The demonstration started at the African Burial Ground Monument near City Hall, where protesters left flowers at the Colonial-era cemetery. The protesters turned their backs on the numerous officers who lined the streets outside the Ted Weiss Federal building, with several writing the names of people who have been killed police in chalk on the sidewalk.
Anthony Robledo, 25, from Queens, said his boss let him take off from work cleaning school buses for a yeshiva because of their belief in the need for police reform.
“I could be next, literally, I could be next” said Robledo when asked why he’s been protesting since the deaths of Garner and Brown.
Other events earlier in the day included a die-in outside 1 Police Plaza, and a rally outside the Brooklyn DA’s office.

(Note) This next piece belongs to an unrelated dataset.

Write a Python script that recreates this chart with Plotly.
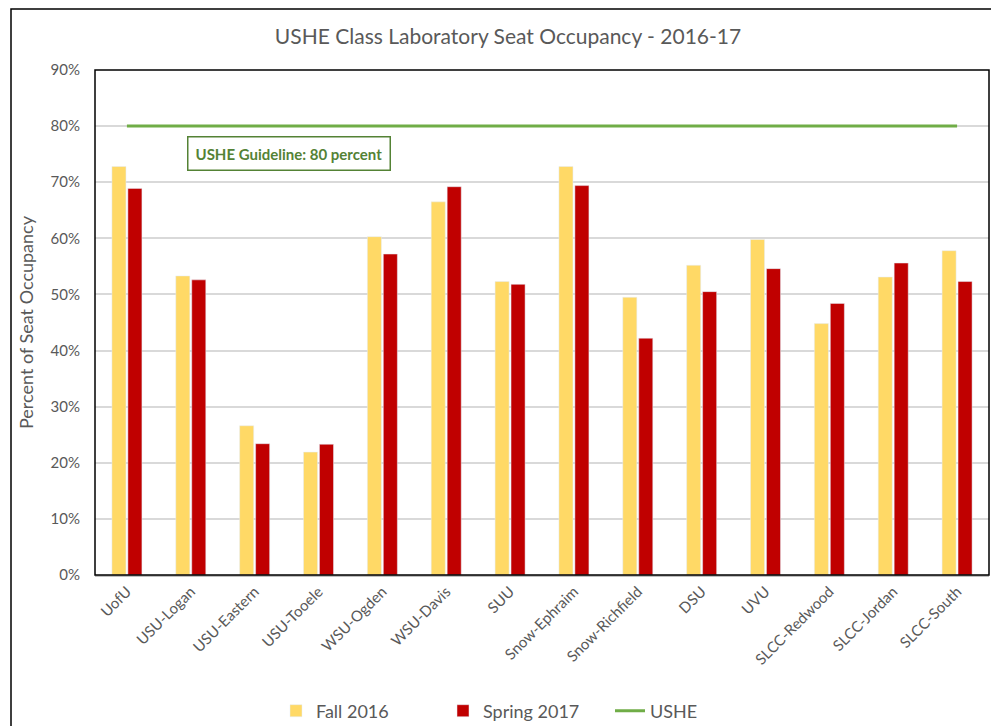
import plotly.graph_objects as go

categories = ["UofU", "USU-Logan", "USU-Eastern", "USU-Tooele", "WSU-Ogden", "WSU-Davis",
              "SUU", "Snow-Ephraim", "Snow-Richfield", "DSU", "UVU", "SLCC-Redwood",
              "SLCC-Jordan", "SLCC-South"]
fall_2016 = [0.728, 0.533, 0.266, 0.219, 0.603, 0.665, 0.523, 0.728, 0.495, 0.552, 0.598, 0.448, 0.531, 0.578]
spring_2017 = [0.689, 0.526, 0.234, 0.233, 0.572, 0.692, 0.518, 0.694, 0.422, 0.505, 0.546, 0.484, 0.556, 0.523]
ushe_guideline = [0.80] * len(categories)
y_ticks = [0, 0.1, 0.2, 0.3, 0.4, 0.5, 0.6, 0.7, 0.8, 0.9]

FONT = "Lato"
GREY = "#595959"

fig = go.Figure()
fig.add_trace(go.Bar(x=categories, y=fall_2016, name="Fall 2016", marker_color="#FFD966"))
fig.add_trace(go.Bar(x=categories, y=spring_2017, name="Spring 2017", marker_color="#C00000"))
fig.add_trace(go.Scatter(x=categories, y=ushe_guideline, name="USHE", mode="lines",
                         line=dict(color="#70AD47", width=3)))

fig.update_layout(
    width=991, height=726,
    margin=dict(l=95, r=2, t=70, b=151, autoexpand=False),
    paper_bgcolor="white", plot_bgcolor="white",
    font=dict(family=FONT, color=GREY),
    title=dict(text="USHE Class Laboratory Seat Occupancy - 2016-17",
               x=508 / 991, xanchor="center", y=1 - 37 / 726, yanchor="middle",
               font=dict(size=21, color=GREY, family=FONT)),
    barmode="group", bargap=0.5, bargroupgap=0.12,
    showlegend=True,
    legend=dict(orientation="h", x=(276 - 95) / 894, xanchor="left",
                y=(575 - 711) / 505, yanchor="middle",
                font=dict(size=18, color=GREY, family=FONT),
                itemwidth=30, entrywidth=122, entrywidthmode="pixels"),
    xaxis=dict(tickangle=-45, tickfont=dict(size=15, color=GREY),
               showline=True, linecolor="#BFBFBF", linewidth=2, automargin=False,
               showgrid=False, ticks="", mirror=False),
    yaxis=dict(range=[0, 0.9], tickvals=y_ticks, tickformat=".0%", automargin=False,
               tickfont=dict(size=15, color=GREY),
               showgrid=True, gridcolor="#D9D9D9", gridwidth=1.5,
               zeroline=False, showline=False, ticks="", ticklabelstandoff=14,
               title=dict(text="Percent of Seat Occupancy", standoff=12,
                          font=dict(size=18, color=GREY))),
)

# plot area border (black) and outer chart border
fig.add_shape(type="rect", xref="paper", yref="paper", x0=0, x1=1, y0=0, y1=1,
              line=dict(color="black", width=1.5), layer="above")
fig.add_shape(type="rect", xref="paper", yref="paper",
              x0=(11 - 95) / 894, x1=1.05, y0=-0.4, y1=(575 - 9) / 505,
              line=dict(color="black", width=1.5), layer="above")

fig.add_annotation(text="<b>USHE Guideline: 80 percent</b>", xref="paper", yref="paper",
                   x=(288.5 - 95) / 894, y=(575 - 153.5) / 505, showarrow=False,
                   xanchor="center", yanchor="middle",
                   font=dict(size=15, color="#548235", family=FONT),
                   bordercolor="#548235", borderwidth=1.5, borderpad=7, bgcolor="white")

fig.write_html("out.html", config={"displayModeBar": False},
               post_script="document.body.style.margin='0';")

“The fact that right now it’s below freezing out, and there’s still all these people out here – there might not be thousands, but it’s still a good core of people out here,” Robledo said. “I think it’s going to pick up in the spring, and it’s going to pick up way harder.”
Karen Ramspacher, 48, said she demonstrates because she thinks there’s a problem with race in America “especially expressed through the police force, when they treat people with darker skin worse than white people.”
“The only way to make a difference is to talk to the cops directly, to talk to the public directly,” Rampacher said. “And I think it’s really important that white people talk to other white people about our own racism,” said Ramspacher, who is white.
After more than an hour of rallying and speeches, the crowd started moving, leading a large contingent of cops down Centre Street on to Broadway and down to Wall Street.
Some of the protesters taunted a black woman police officer, asking why she was standing in the street with the NYPD. Others yelled back as an officer played an automatic warning for them to stay on the sidewalk or face arrest for disorderly conduct.
“We’re going to shut down s***,” one of the organizers yelled through a bullhorn outside of Zuccotti Park, the lower Broadway home of the Occupy Wall Street encampment in 2011. The group then walked to Bowling Green, and boarded the Staten Island Ferry.
There were no arrests as of late Thursday. Other demonstrations are planned for the MLK holiday on Monday.